Before I ran screaming out of my tax obsessed home town Austin, I paid attention to how much water we used via the water bill.  3000 gallons a month.  I didn't water outside at all, didn't conserve in the house, and had a big fat clothes washing machine that had to fill up all the way.  Knowing this number, I opted for 30,000 gallons of storage.  Three 10,000 gallon tanks.   Built my own Barndominuim for catching rainwater that my tanks and I live under.  5400 square feet of catching area.  Much smaller living area.  1 inch of rain on 1000 square feet gets a person 600 gallons of water, if you catch it all.  The math says when I get 1 inch of rain, I get 3200 gallons of water.   IF I catch it all.   Big problem in the hill country is that when storms come, they dump like crazy.  You really need to design a system to handle the big fast rains.

Lived here for 15 years.   Worst time we made it through, it didn't rain for 59 days some 7 years back.  Still had 30% left.  I still don't water outside.   But I do fill up a 4 foot x 16 foot swimming pool every summer.

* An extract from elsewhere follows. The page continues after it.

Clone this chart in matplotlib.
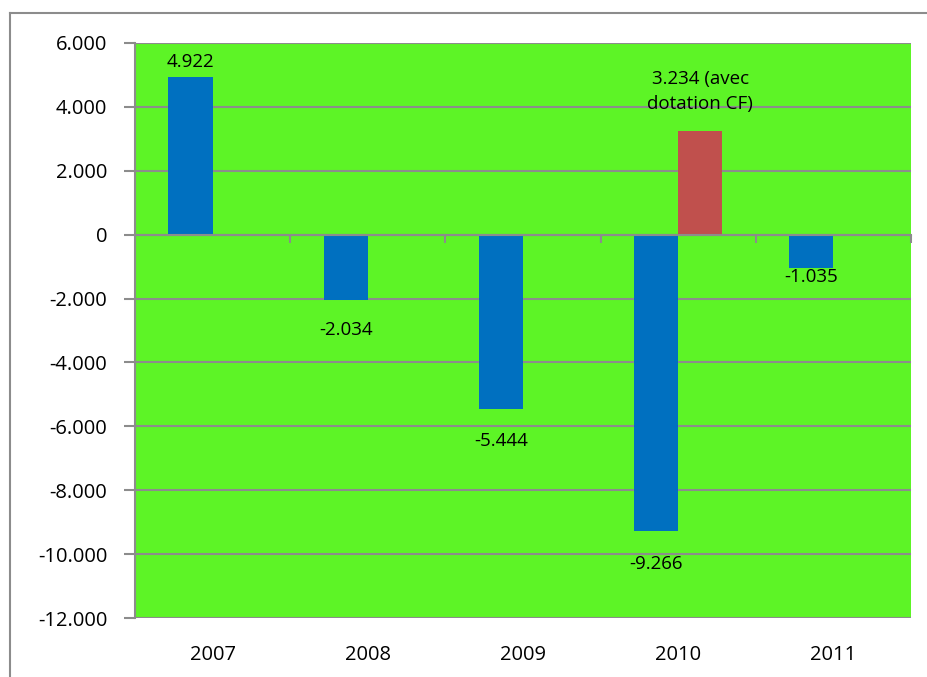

It all depends on where you live,  I 35 (the Balcones Escarpment) is a dividing line where rain fall totals change dramatically, so the design needs to reflect your specific area's annual rainfall.  I strongly encourage you to make the switch to rain water.  God always provides!   :great:

Thanks, man. I'm east of I-35 and thinking of moving even easter.  Harvesting bounty to make it through lean is wise advice. Here's hoping everybody eventually gets on board.
"The trick, William Potter, is not minding that it hurts."